А нынче от лавки до окна бродишь, как окаянный, волоча свои тленные проклятые мощи, как досадное ярмо. Но зато какая сладость, когда растворятся вдруг очи сердечные и откроются погляду скрыни с самыми дорогими сокровищами, которые и моль не ест, и шашель не точит; то обёрнутые в золотные аксамиты и объяри объявятся из темени нетленные детские времена[?] На воле ветер гужует, хлопаются плохо пристёгнутые ставенки, бесенята воют в трубе. Спаси и помилуй, Никола-угодничек, всякого путешествующего в такие злые поры, не оставь христовенького без милости. Страшно и печально за тех, кому угодило в море оказаться на шатком судёнышке[?] Прижмётся Бориско к матери, заглядывая в кроткое её лицо, но памятуя всё время о татушке, попросит: "Мамушка, запой про княгиню Юрьевну". Тоненьким голоском затянет мать старину: "Сине море на волнах стоит, по седой волне корабль бежит. Юрий князь в орду плывёт. Дань-калым кораблём везёт[?]" Тьма глядит в узенькие оконца, с моря с потягом дует полуночник. Скрипит флюгер на мачте во дворе.

"Ох, деточки! Папа-то у нас в море[?]"

Вот и скорбное вспомнилось, горестное, да по истечении жизни стало оно радостным приобретением. Вот она - сладость неизживаемая, крепче и хмельнее стоялых медов.
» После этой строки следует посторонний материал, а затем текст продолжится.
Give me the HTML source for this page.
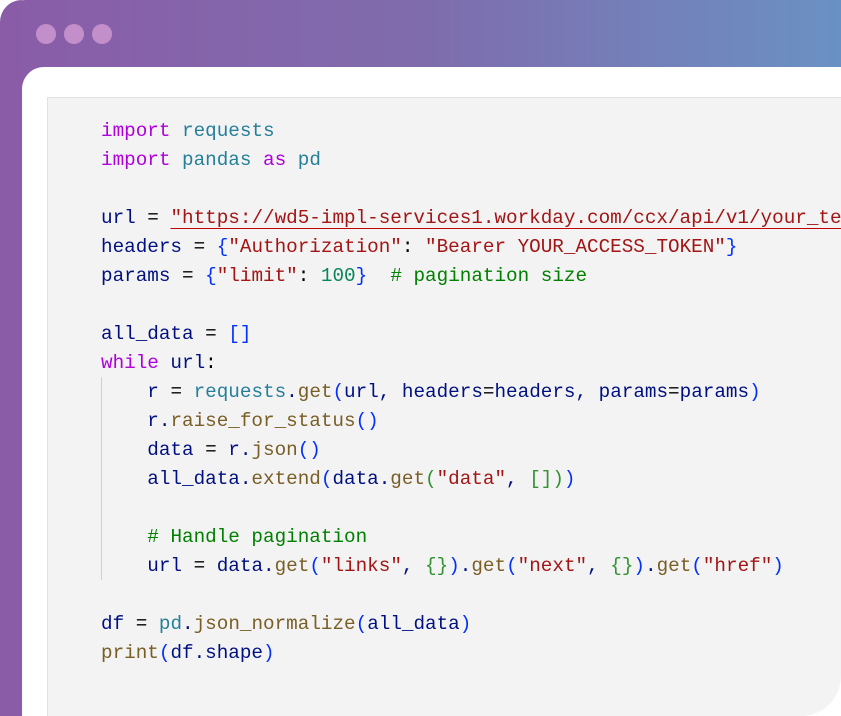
<!DOCTYPE html>
<html><head><meta charset="utf-8"><style>
html,body{margin:0;padding:0;width:841px;height:716px;overflow:hidden;background:#fff}
.outer{position:absolute;left:0;top:0;width:841px;height:140px;border-top-left-radius:26px;background:linear-gradient(90deg,#8a5ca8 0%,#7f6cad 50%,#6a91c3 100%)}
.left{position:absolute;left:0;top:0;width:22px;height:716px;background:#8a5ca8;border-top-left-radius:26px}
.dot{position:absolute;top:24px;width:20px;height:20px;border-radius:50%;background:#c38fca}
.card{position:absolute;left:22px;top:67px;width:819px;height:649px;background:#fff;border-top-left-radius:22px}
.panel{position:absolute;left:47px;top:97px;width:794px;height:619px;background:#f3f3f3;border-left:1px solid #e2e2e2;border-top:1px solid #e2e2e2;border-bottom-right-radius:40px;box-sizing:border-box}
pre{position:absolute;left:101px;top:117px;margin:0;font-family:"Liberation Mono",monospace;font-size:19.3px;line-height:29px;color:#001080;white-space:pre;width:740px;overflow:hidden}
.k{color:#af00db}.m{color:#267f99}.s{color:#a31515}.n{color:#098658}.c{color:#008000}.f{color:#795e26}.b{color:#0431fa}.g{color:#319331}.o{color:#000}
.u{text-decoration:underline;text-decoration-color:#c00000;text-underline-offset:5px}
.guide{position:absolute;left:101px;top:377px;width:1px;height:203px;background:#d0d0d0}
</style></head><body>
<div class="outer"></div><div class="left"></div>
<div class="dot" style="left:36px"></div><div class="dot" style="left:64px"></div><div class="dot" style="left:92px"></div>
<div class="card"></div><div class="panel"></div>
<div class="guide"></div>
<pre><span class="k">import</span> <span class="m">requests</span>
<span class="k">import</span> <span class="m">pandas</span> <span class="k">as</span> <span class="m">pd</span>

url <span class="o">=</span> <span class="s u">"https://wd5-impl-services1.workday.com/ccx/api/v1/your_te</span>
headers <span class="o">=</span> <span class="b">{</span><span class="s">"Authorization"</span><span class="o">:</span> <span class="s">"Bearer YOUR_ACCESS_TOKEN"</span><span class="b">}</span>
params <span class="o">=</span> <span class="b">{</span><span class="s">"limit"</span><span class="o">:</span> <span class="n">100</span><span class="b">}</span>  <span class="c"># pagination size</span>

all_data <span class="o">=</span> <span class="b">[]</span>
<span class="k">while</span> url<span class="o">:</span>
    r <span class="o">=</span> <span class="m">requests</span>.<span class="f">get</span><span class="b">(</span>url, headers<span class="o">=</span>headers, params<span class="o">=</span>params<span class="b">)</span>
    r.<span class="f">raise_for_status</span><span class="b">()</span>
    data <span class="o">=</span> r.<span class="f">json</span><span class="b">()</span>
    all_data.<span class="f">extend</span><span class="b">(</span>data.<span class="f">get</span><span class="g">(</span><span class="s">"data"</span>, <span class="g">[]</span><span class="g">)</span><span class="b">)</span>

    <span class="c"># Handle pagination</span>
    url <span class="o">=</span> data.<span class="f">get</span><span class="b">(</span><span class="s">"links"</span>, <span class="g">{}</span><span class="b">)</span>.<span class="f">get</span><span class="b">(</span><span class="s">"next"</span>, <span class="g">{}</span><span class="b">)</span>.<span class="f">get</span><span class="b">(</span><span class="s">"href"</span><span class="b">)</span>

df <span class="o">=</span> <span class="m">pd</span>.<span class="f">json_normalize</span><span class="b">(</span>all_data<span class="b">)</span>
<span class="f">print</span><span class="b">(</span>df.shape<span class="b">)</span></pre>
</body></html>
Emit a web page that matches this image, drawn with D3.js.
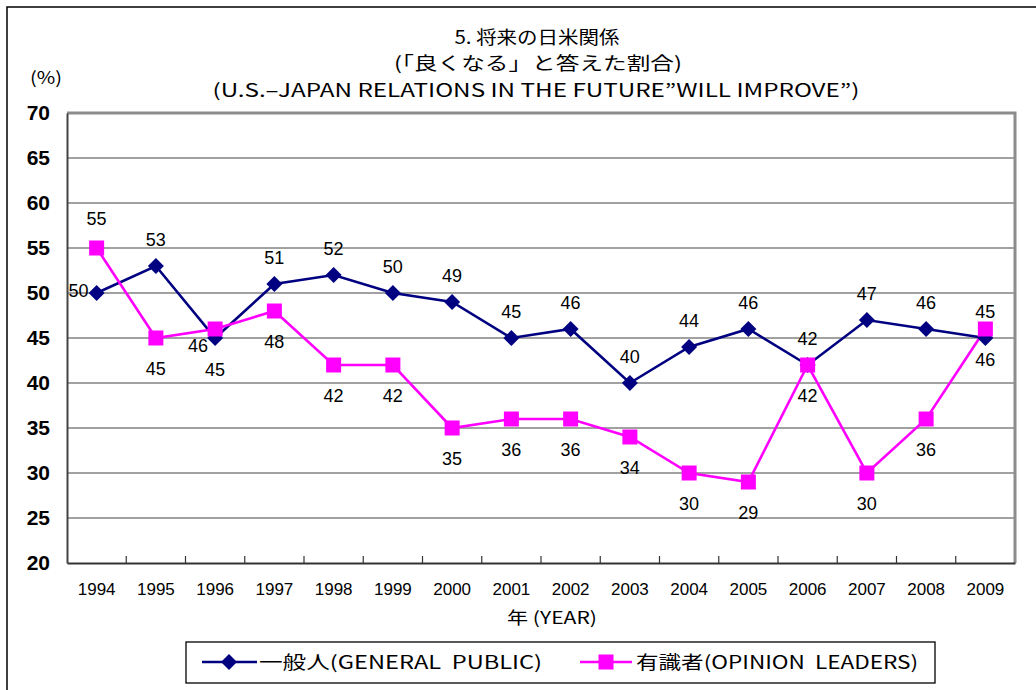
<!DOCTYPE html>
<html><head><meta charset="utf-8">
<script src="https://cdn.jsdelivr.net/npm/d3@7/dist/d3.min.js"></script>
<style>body{margin:0;background:#fff;} svg{display:block;}</style>
</head><body>
<svg id="c" width="1036" height="690"></svg>
<script>
const years = ["1994","1995","1996","1997","1998","1999","2000","2001","2002","2003","2004","2005","2006","2007","2008","2009"];
const generalPublic = [50,53,45,51,52,50,49,45,46,40,44,46,42,47,46,45];
const opinionLeaders = [55,45,46,48,42,42,35,36,36,34,30,29,42,30,36,46];
const yTicks = [20,25,30,35,40,45,50,55,60,65,70];
const titleLines = ["5. 将来の日米関係","(「良くなる」と答えた割合)","(U.S.–JAPAN RELATIONS IN THE FUTURE\u201DWILL IMPROVE\u201D)"];
const seriesNames = ["一般人(GENERAL\u00A0 PUBLIC)","有識者(OPINION\u00A0 LEADERS)"];

const svg = d3.select("#c");
const L = 67, R = 1015, T = 113, B = 563;
const jp = "'Noto Sans CJK JP','Noto Sans',sans-serif";
const ar = "'Liberation Sans',Arial,sans-serif";

// outer frame
svg.append("rect").attr("x",7).attr("y",7).attr("width",1100).attr("height",800)
  .attr("fill","none").attr("stroke","#000").attr("stroke-width",1.5);

const x = d3.scaleBand().domain(years).range([L,R]).padding(0);
const y = d3.scaleLinear().domain([20,70]).range([B,T]);

// gridlines
svg.append("g").selectAll("line").data(yTicks.filter(v=>v>20&&v<70)).join("line")
  .attr("x1",L).attr("x2",R).attr("y1",d=>y(d)).attr("y2",d=>y(d))
  .attr("stroke","#444").attr("stroke-width",1.2);

// plot border top/right
svg.append("path").attr("d",`M${L},${T}H${R}V${B}`).attr("fill","none")
  .attr("stroke","#8c8c8c").attr("stroke-width",3);

// y axis
const yAxis = svg.append("g").attr("transform",`translate(${L},0)`)
  .call(d3.axisLeft(y).tickValues(yTicks).tickSize(0).tickPadding(17));
yAxis.select(".domain").attr("stroke","#444").attr("stroke-width",2);
yAxis.selectAll("text").attr("font-family",ar).attr("font-weight","bold").attr("font-size",21).attr("fill","#000");

// x axis
const xAxis = svg.append("g").attr("transform",`translate(0,${B})`)
  .call(d3.axisBottom(x).tickSize(0).tickPadding(20));
xAxis.select(".domain").attr("stroke","#333").attr("stroke-width",2);
xAxis.selectAll("text").attr("font-family",ar).attr("font-size",17).attr("fill","#000");
svg.append("g").selectAll("line").data(years.slice(1)).join("line")
  .attr("x1",d=>x(d)).attr("x2",d=>x(d)).attr("y1",B).attr("y2",B-7)
  .attr("stroke","#333").attr("stroke-width",1.2);

const cx = d => x(d) + x.bandwidth()/2;

// lines
const line = d3.line().x(d=>cx(d[0])).y(d=>y(d[1]));
const gpData = years.map((yr,i)=>[yr,generalPublic[i]]);
const olData = years.map((yr,i)=>[yr,opinionLeaders[i]]);
const navy = "#000080", mag = "#FF00FF";
svg.append("path").attr("d",line(gpData)).attr("fill","none").attr("stroke",navy).attr("stroke-width",2.6);
svg.append("path").attr("d",line(olData)).attr("fill","none").attr("stroke",mag).attr("stroke-width",2.6);

const diamond = (g,px,py)=> g.append("path")
  .attr("d",`M${px},${py-8}L${px+8},${py}L${px},${py+8}L${px-8},${py}Z`).attr("fill",navy);
const square = (g,px,py)=> g.append("rect").attr("x",px-7.5).attr("y",py-7.5)
  .attr("width",15).attr("height",15).attr("fill",mag);

const mk = svg.append("g");
gpData.forEach(d=>diamond(mk,cx(d[0]),y(d[1])));
olData.forEach(d=>square(mk,cx(d[0]),y(d[1])));

// data labels
const gpOffsets = {"1994":[-18,-3],"1996":[0,31]};
const olOffsets = {"1994":[0,-30],"1996":[-17,16]};
const lab = svg.append("g").attr("font-family",ar).attr("font-size",18).attr("fill","#000").attr("text-anchor","middle");
gpData.forEach(d=>{
  const o = gpOffsets[d[0]] || [0,-27];
  lab.append("text").attr("x",cx(d[0])+o[0]).attr("y",y(d[1])+o[1]+6.5).text(d[1]);
});
olData.forEach(d=>{
  const o = olOffsets[d[0]] || [0,30];
  lab.append("text").attr("x",cx(d[0])+o[0]).attr("y",y(d[1])+o[1]+6.5).text(d[1]);
});

// titles
const tspec = [[537,44,165],[538,70,288],[536,97,647]];
titleLines.forEach((t,i)=>{
  svg.append("text").attr("x",tspec[i][0]).attr("y",tspec[i][1]).attr("text-anchor","middle")
    .attr("font-family",jp).attr("font-size",18).attr("fill","#000")
    .attr("textLength",tspec[i][2]).attr("lengthAdjust","spacingAndGlyphs").text(t);
});
svg.append("text").attr("x",46).attr("y",84).attr("text-anchor","middle")
  .attr("font-family",jp).attr("font-size",17).attr("textLength",32).attr("lengthAdjust","spacingAndGlyphs").text("(%)");
svg.append("text").attr("x",552).attr("y",624).attr("text-anchor","middle")
  .attr("font-family",jp).attr("font-size",17).attr("textLength",90).attr("lengthAdjust","spacingAndGlyphs").text("年 (YEAR)");

// legend
svg.append("rect").attr("x",186).attr("y",642).attr("width",749).attr("height",41)
  .attr("fill","#fff").attr("stroke","#000").attr("stroke-width",1.3);
const lg = svg.append("g");
lg.append("line").attr("x1",202).attr("x2",257).attr("y1",662).attr("y2",662).attr("stroke",navy).attr("stroke-width",2.6);
diamond(lg,229,662);
lg.append("line").attr("x1",580).attr("x2",632).attr("y1",662).attr("y2",662).attr("stroke",mag).attr("stroke-width",2.6);
square(lg,606,662);
lg.append("text").attr("x",259).attr("y",669).attr("font-family",jp).attr("font-size",18)
  .attr("textLength",283).attr("lengthAdjust","spacingAndGlyphs").text(seriesNames[0]);
lg.append("text").attr("x",636).attr("y",669).attr("font-family",jp).attr("font-size",18)
  .attr("textLength",282).attr("lengthAdjust","spacingAndGlyphs").text(seriesNames[1]);
</script>
</body></html>
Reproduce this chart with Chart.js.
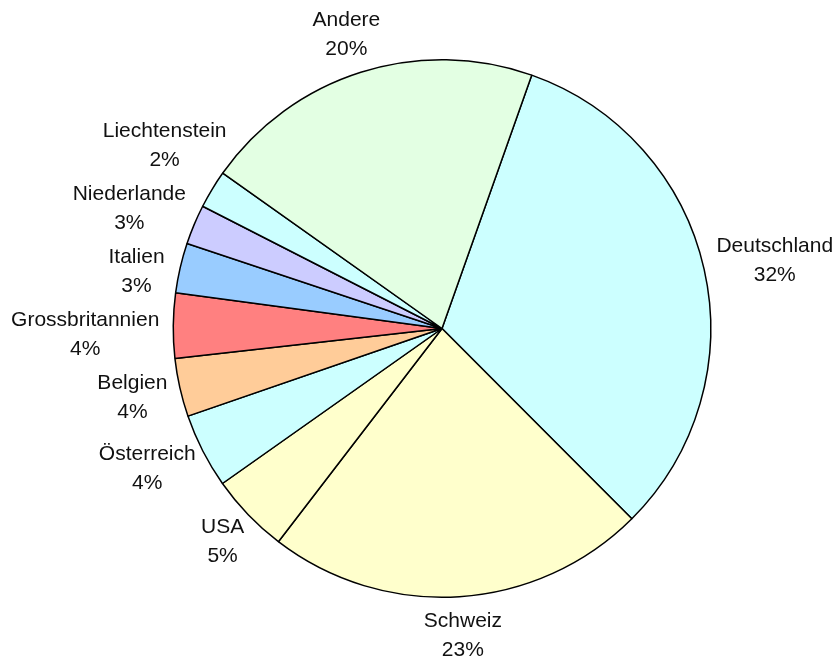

Мысли доверялись тленному невзрачному общежитью слов, и все эти случайные бумажные обрывки, как рухлядь некая, скидывались в просторный сундук (всё, что осталось в наследство от родителей) и замирали в схороне, дожидаясь своего часа. Кто извлечёт из пряно-затхлой глубины? Какая смиренная участливая душа приникнет к разбродице слов, к сбивчивым, на ощупку наброженным каракулям? Часть записей связаны шпагатом и пылятся на полках в пачках, как дорожные укладки с неоценённым грузом.

[?]Больше тридцати лет минуло, как повстречался с Борисом Шергиным, но весь он во мне, как окутанный в сияющую плащаницу неизживаемый образ. Только вот слов нет, не хватает самых верных и точных, чтобы вызволить облик из этого покровца и оживить его. Помню, как за дверью послышались шаркающие шаги. Дверь отпахнулась. В полумраке длинного коммунального коридора, пахнущего котами, кислой капустой и стиркой, - согбенный старик, совсем изжитой какой-то, бесплотный. Пошёл от меня, приволакивая валяные калишки (обрезки от валенок), просторно полощутся порты, рубаха враспояску на костлявых тонких плечах, светится просторная плешь, как макушка переспевшей дыни.